- Conference: Independent
- Record: 4–7
- Head coach: Bob Sutton (4th season);
- Offensive coordinator: Greg Gregory (6th as OC; 13th overall season)
- Offensive scheme: Triple option
- Defensive coordinator: Denny Doornbos (4th season)
- Base defense: 4–3
- Captains: Joe Ross; Pat Work;
- Home stadium: Michie Stadium

= 1994 Army Cadets football team =

American college football season

The 1994 Army Cadets football team was an American football team that represented the United States Military Academy as an independent during the 1994 NCAA Division I-A football season. In their fourth season under head coach Bob Sutton, the Cadets compiled a 4–7 record and were outscored by their opponents by a combined total of 252 to 215. In the annual Army–Navy Game, the Cadets defeated Navy, 22–20.

==Schedule==

| Date | Time | Opponent | Site | Result | Attendance | Source |
| September 10 |  | Holy Cross | Michie Stadium; West Point, NY; | W 49–3 | 26,535 |  |
| September 15 |  | at Duke | Wallace Wade Stadium; Durham, NC; | L 7–43 | 24,342 |  |
| September 24 |  | Temple | Michie Stadium; West Point, NY; | L 20–23 |  |  |
| October 1 | 5:00 p.m. | at Wake Forest | Groves Stadium; Winston-Salem, NC; | L 27–33 | 17,571 |  |
| October 8 |  | at Rutgers | Giants Stadium; East Rutherford, NJ; | L 14–16 | 20,511 |  |
| October 15 |  | Louisville | Michie Stadium; West Point, NY; | W 30–29 | 32,125 |  |
| October 22 |  | The Citadel | Michie Stadium; West Point, NY; | W 25–24 | 33,430 |  |
| October 29 |  | Boston College | Michie Stadium; West Point, NY; | L 3–30 | 39,304 |  |
| November 5 |  | Air Force | Michie Stadium; West Point, NY (Commander-in-Chief's Trophy); | L 6–10 |  |  |
| November 12 |  | No. 7 Boston University | Michie Stadium; West Point, NY; | L 12–21 |  |  |
| December 3 |  | vs. Navy | Veterans Stadium; Philadelphia, PA (Army–Navy Game); | W 22–20 |  |  |
Rankings from The Sports Network Poll released prior to the game;

==Game summaries==

===vs Navy===

Kurt Heiss, who suffered from a congenital eye condition and had trouble seeing the goal posts, made the game-winning kick for Army.
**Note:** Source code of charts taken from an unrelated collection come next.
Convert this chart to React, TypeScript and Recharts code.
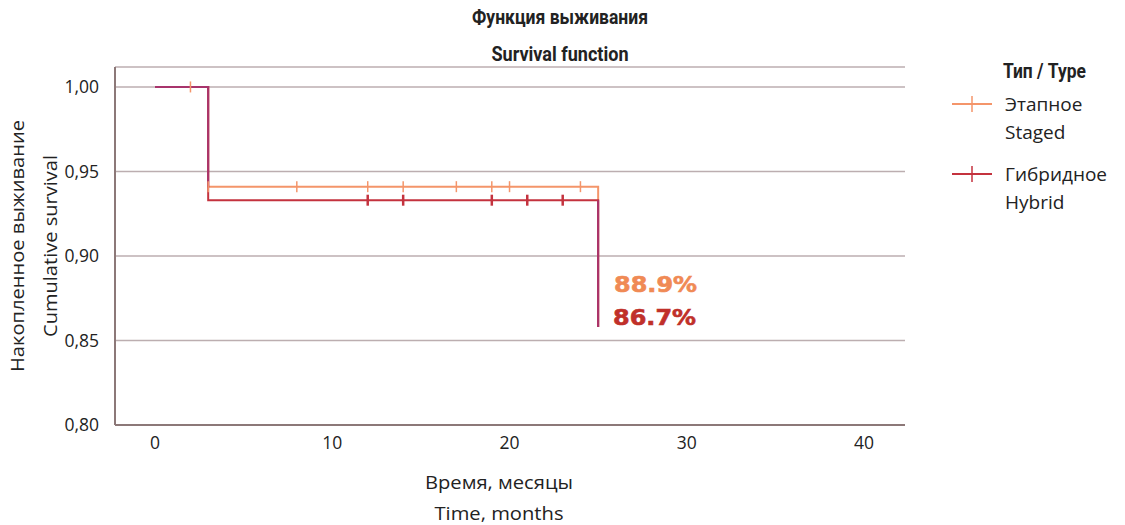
import { ComposedChart, Line, Scatter, XAxis, YAxis, CartesianGrid } from "recharts";

// Kaplan–Meier steps: time of event and survival after it
const stagedSteps = [
  { t: 0, s: 1.0 },
  { t: 3, s: 0.941 },
  { t: 25, s: 0.858 },
];
const hybridSteps = [
  { t: 0, s: 1.0 },
  { t: 3, s: 0.933 },
  { t: 25, s: 0.858 },
];
// parts where both curves coincide (drawn in the blended colour)
const sharedPath = [
  { t: 0, s: 1.0 },
  { t: 3, s: 1.0 },
  { t: 3, s: 0.941 },
  { t: 25, s: null },
  { t: 25, s: 0.933 },
  { t: 25, s: 0.858 },
];

const stagedCensored = [
  { t: 2, s: 1.0 },
  { t: 3, s: 0.941 },
  { t: 8, s: 0.941 },
  { t: 12, s: 0.941 },
  { t: 14, s: 0.941 },
  { t: 17, s: 0.941 },
  { t: 19, s: 0.941 },
  { t: 20, s: 0.941 },
  { t: 24, s: 0.941 },
];
const hybridCensored = [
  { t: 12, s: 0.933 },
  { t: 14, s: 0.933 },
  { t: 19, s: 0.933 },
  { t: 21, s: 0.933 },
  { t: 23, s: 0.933 },
];

const xTicks = [0, 10, 20, 30, 40];
const yTicks = [0.8, 0.85, 0.9, 0.95, 1.0];

const STAGED = "#f4956a";
const HYBRID = "#c4323e";
const SHARED = "#a8346c";
const AXIS = "#8c7878";
const GRID = "#bcaeb0";
const FONT = "'Open Sans', 'Noto Sans', sans-serif";
const NARROW = "'Liberation Sans Narrow', 'Roboto', sans-serif";

function toPath(steps: { t: number; s: number }[]) {
  const out: { t: number; s: number }[] = [];
  steps.forEach((p, i) => {
    if (i > 0) out.push({ t: p.t, s: steps[i - 1].s });
    out.push(p);
  });
  return out;
}

const censorMark = (color: string, w: number) => (props: any) => (
  <line
    x1={props.cx}
    x2={props.cx}
    y1={props.cy - 5.5}
    y2={props.cy + 5.5}
    stroke={color}
    strokeWidth={w}
  />
);

export default function App() {
  return (
    <div style={{ position: "absolute", left: 0, top: 0, width: 1125, height: 525, background: "#fff" }}>
      <ComposedChart
        width={1125}
        height={525}
        margin={{ top: 67, right: 220, left: 55, bottom: 70 }}
      >
        <CartesianGrid vertical={false} stroke={GRID} strokeWidth={1.5} />
        <XAxis
          dataKey="t"
          type="number"
          domain={[-2.257, 42.31]}
          ticks={xTicks}
          allowDataOverflow
          height={30}
          tickLine={false}
          axisLine={{ stroke: AXIS, strokeWidth: 2 }}
          tick={{ fontSize: 17.5, fill: "#222", fontFamily: FONT }}
          tickMargin={6}
        />
        <YAxis
          type="number"
          domain={[0.8, 1.0118]}
          ticks={yTicks}
          allowDataOverflow
          width={60}
          tickLine={false}
          axisLine={{ stroke: AXIS, strokeWidth: 2 }}
          tick={{ fontSize: 17.5, fill: "#222", fontFamily: FONT }}
          tickMargin={10}
          tickFormatter={(v: number) => v.toFixed(2).replace(".", ",")}
        />
        <Line
          data={toPath(stagedSteps)}
          dataKey="s"
          type="linear"
          stroke={STAGED}
          strokeWidth={2}
          dot={false}
          isAnimationActive={false}
        />
        <Line
          data={toPath(hybridSteps)}
          dataKey="s"
          type="linear"
          stroke={HYBRID}
          strokeWidth={2}
          dot={false}
          isAnimationActive={false}
        />
        <Line
          data={sharedPath}
          dataKey="s"
          type="linear"
          stroke={SHARED}
          strokeWidth={2}
          dot={false}
          connectNulls={false}
          isAnimationActive={false}
        />
        <Scatter data={stagedCensored} dataKey="s" shape={censorMark(STAGED, 1.5)} isAnimationActive={false} />
        <Scatter data={hybridCensored} dataKey="s" shape={censorMark(HYBRID, 2.5)} isAnimationActive={false} />
      </ComposedChart>

      <svg
        width={1125}
        height={525}
        style={{ position: "absolute", left: 0, top: 0, pointerEvents: "none" }}
      >
        <text x={560} y={24} textAnchor="middle" fontFamily={NARROW} fontWeight="bold" fontSize={20} fill="#222" textLength={176} lengthAdjust="spacingAndGlyphs">
          Функция выживания
        </text>
        <text x={560} y={61} textAnchor="middle" fontFamily={NARROW} fontWeight="bold" fontSize={20} fill="#222" textLength={137} lengthAdjust="spacingAndGlyphs">
          Survival function
        </text>

        <text transform="translate(24,246) rotate(-90)" textAnchor="middle" fontFamily={FONT} fontSize={18} fill="#222" textLength={252} lengthAdjust="spacingAndGlyphs">
          Накопленное выживание
        </text>
        <text transform="translate(57,246) rotate(-90)" textAnchor="middle" fontFamily={FONT} fontSize={18} fill="#222" textLength={182} lengthAdjust="spacingAndGlyphs">
          Cumulative survival
        </text>

        <text x={499} y={489} textAnchor="middle" fontFamily={FONT} fontSize={18} fill="#222" textLength={148} lengthAdjust="spacingAndGlyphs">
          Время, месяцы
        </text>
        <text x={499} y={520} textAnchor="middle" fontFamily={FONT} fontSize={18} fill="#222" textLength={129} lengthAdjust="spacingAndGlyphs">
          Time, months
        </text>

        <text x={614} y={292} fontFamily="'DejaVu Sans', sans-serif" fontWeight="bold" fontSize={21} fill="#f08a55" stroke="#f08a55" strokeWidth={0.6} textLength={83} lengthAdjust="spacingAndGlyphs">
          88.9%
        </text>
        <text x={613} y={325} fontFamily="'DejaVu Sans', sans-serif" fontWeight="bold" fontSize={21} fill="#c0302a" stroke="#c0302a" strokeWidth={0.6} textLength={83} lengthAdjust="spacingAndGlyphs">
          86.7%
        </text>

        <text x={1003} y={78} fontFamily={NARROW} fontWeight="bold" fontSize={20} fill="#222" textLength={83} lengthAdjust="spacingAndGlyphs">
          Тип / Type
        </text>
        <line x1={952} x2={992} y1={104} y2={104} stroke={STAGED} strokeWidth={2} />
        <line x1={972} x2={972} y1={96} y2={112} stroke={STAGED} strokeWidth={1.5} />
        <text x={1005} y={111} fontFamily={FONT} fontSize={19} fill="#222">Этапное</text>
        <text x={1005} y={139} fontFamily={FONT} fontSize={19} fill="#222">Staged</text>
        <line x1={952} x2={992} y1={174} y2={174} stroke={HYBRID} strokeWidth={2} />
        <line x1={972} x2={972} y1={166} y2={182} stroke={HYBRID} strokeWidth={1.5} />
        <text x={1005} y={181} fontFamily={FONT} fontSize={19} fill="#222">Гибридное</text>
        <text x={1005} y={209} fontFamily={FONT} fontSize={19} fill="#222">Hybrid</text>
      </svg>
    </div>
  );
}
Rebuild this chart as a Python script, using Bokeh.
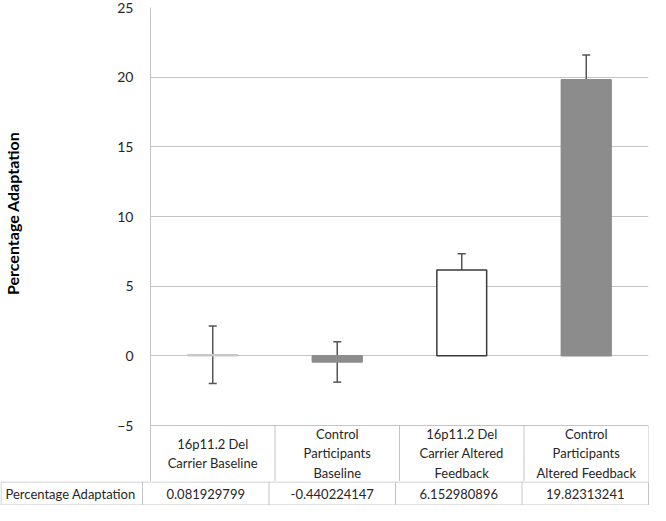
from bokeh.plotting import figure
from bokeh.models import Range1d, FixedTicker, ColumnDataSource, Whisker, TeeHead
from bokeh.core.properties import value
from bokeh.embed import file_html
from bokeh.resources import INLINE

categories = ["16p11.2 Del\nCarrier Baseline", "Control\nParticipants\nBaseline",
              "16p11.2 Del\nCarrier Altered\nFeedback", "Control\nParticipants\nAltered Feedback"]
values = [0.081929799, -0.440224147, 6.152980896, 19.82313241]
value_labels = ["0.081929799", "-0.440224147", "6.152980896", "19.82313241"]
errors = [2.06, 1.45, 1.175, 1.77]
y_ticks = [-5, 0, 5, 10, 15, 20, 25]
row_label = "Percentage Adaptation"
y_title = "Percentage Adaptation"

fills = ["white", "#8c8c8c", "white", "#8c8c8c"]
edges = ["#c8c8c8", "#8c8c8c", "#3a3a3a", "#8c8c8c"]

FONT = "Lato"
TXT = "#262626"
GRID = "#c4c4c4"

n = len(values)
xs = [i + 0.5 for i in range(n)]
y_lo, y_hi = y_ticks[0], y_ticks[-1]

src = ColumnDataSource(dict(
    x=xs, top=values,
    upper=[v + e for v, e in zip(values, errors)],
    lower=[v - e for v, e in zip(values, errors)],
    fill=fills, edge=edges,
))

W = 650
LEFT = 142
RIGHT = 2
TOP = 7
frame_w = W - LEFT - RIGHT
unit = frame_w / n

CHART_PX = 418          # pixels for the value axis span (-5..25)
HEADER_PX = 56          # pixels for the table header row
ROW_PX = 24             # pixels for the table data row
ppu = CHART_PX / (y_hi - y_lo)
y_bottom = y_lo - HEADER_PX / ppu

p = figure(width=W, height=TOP + CHART_PX + HEADER_PX, x_range=Range1d(0, n), y_range=Range1d(y_bottom, y_hi),
           output_backend="svg", toolbar_location=None, x_axis_location=None,
           min_border_left=LEFT, min_border_right=RIGHT, min_border_top=TOP, min_border_bottom=0)
p.outline_line_color = None
p.xgrid.visible = False
p.ygrid.grid_line_color = GRID
p.yaxis.ticker = FixedTicker(ticks=y_ticks)
p.yaxis.axis_line_color = GRID
p.yaxis.major_tick_line_color = None
p.yaxis.minor_tick_line_color = None
p.yaxis.major_label_text_font = FONT
p.yaxis.major_label_text_font_size = "14px"
p.yaxis.major_label_text_color = TXT
p.yaxis.major_label_standoff = 11
# leading no-break spaces lift the centred title to sit beside the value span, as in the original
p.yaxis.axis_label = "\u00a0" * 16 + y_title
p.yaxis.axis_label_text_font = FONT
p.yaxis.axis_label_text_font_style = "bold"
p.yaxis.axis_label_text_font_size = "16px"
p.yaxis.axis_label_text_color = "black"
p.yaxis.axis_label_standoff = 92

p.vbar(x="x", top="top", bottom=0, width=0.4, source=src,
       fill_color="fill", line_color="edge", line_width=1.5)

err_color = "#555555"
w = Whisker(source=src, base="x", upper="upper", lower="lower",
            line_color=err_color, line_width=1.5,
            upper_head=TeeHead(size=8, line_color=err_color, line_width=1.5),
            lower_head=TeeHead(size=8, line_color=err_color, line_width=1.5))
p.add_layout(w)

# header row of the data table (inside the chart frame, below -5)
cols = list(range(1, n + 1))
p.segment(x0=cols, y0=[y_lo] * n, x1=cols, y1=[y_bottom] * n, line_color=GRID, line_width=1)
p.text(x=xs, y=[(y_lo + y_bottom) / 2] * n, text=categories, text_align="center", text_baseline="middle",
       text_font=value(FONT), text_font_size="13px", text_color=TXT, text_line_height=1.2)

# data row of the table (full-width strip)
x_left = -LEFT / unit
t = figure(width=W, height=ROW_PX, x_range=Range1d(x_left, n + RIGHT / unit), y_range=Range1d(0, ROW_PX),
           output_backend="svg", toolbar_location=None,
           x_axis_location=None, y_axis_location=None, min_border=0)
t.outline_line_color = None
t.xgrid.visible = False
t.ygrid.visible = False

x_lc = x_left + 0.5 / unit
y_top_line = ROW_PX - 0.5
y_bot_line = 0.5
vx = [x_lc] + list(range(n + 1))
t.segment(x0=vx, y0=[ROW_PX] * len(vx), x1=vx, y1=[0] * len(vx), line_color=GRID, line_width=1)
t.segment(x0=[x_lc, x_lc], y0=[y_top_line, y_bot_line], x1=[n, n], y1=[y_top_line, y_bot_line],
          line_color=GRID, line_width=1)
t.text(x=xs, y=[ROW_PX / 2] * n, text=value_labels, text_align="center", text_baseline="middle",
       text_font=value(FONT), text_font_size="13px", text_color=TXT)
t.text(x=[x_left + 5 / unit], y=[ROW_PX / 2], text=[row_label], text_align="left", text_baseline="middle",
       text_font=value(FONT), text_font_size="13px", text_color=TXT)

open("out.html", "w").write(file_html([p, t], INLINE))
| Quarter | 1 | 2 | 3 | 4 | Total |
|---|---|---|---|---|---|
| Army | 10 | 0 | 9 | 3 | 22 |
| Navy | 14 | 0 | 6 | 0 | 20 |

Scoring summary
| Quarter | Time | Drive |  |  | Team | Scoring information | Score |  |
| Plays | Yards | TOP | ARMY | NAVY |
| 1 |  |  |  |  | Army | 21-yard field goal by Kurt Heiss | 3 | 0 |
| 1 |  |  | 81 |  | Navy | Damon Dixon 27-yard touchdown reception from Jim Kubiak, Ryan Bucchianeri kick good | 3 | 7 |
| 1 |  |  | 61 |  | Army | Joe Ross 1-yard touchdown run, Kurt Heiss kick good | 10 | 7 |
| 1 |  |  |  |  | Navy | Michael Jefferson 73-yard touchdown run, Ryan Bucchianeri kick good | 10 | 14 |
| 3 |  |  |  |  | Army | 35-yard field goal by Kurt Heiss | 13 | 14 |
| 3 |  |  |  |  | Army | Kevin Vaughn 1-yard touchdown run, 2-point run failed | 19 | 14 |
| 3 | 4:07 |  |  |  | Navy | Kevin Hickman 56-yard touchdown reception from Jim Kubiak, 2-point run failed | 19 | 20 |
| 4 | 6:19 |  |  |  | Army | 52-yard field goal by Kurt Heiss | 22 | 20 |
| "TOP" = time of possession. For other American football terms, see Glossary of American football. |  |  |  |  |  |  | 22 | 20 |

==After the season==
Army fullback Akili King was stabbed during a street fight in late January 1994.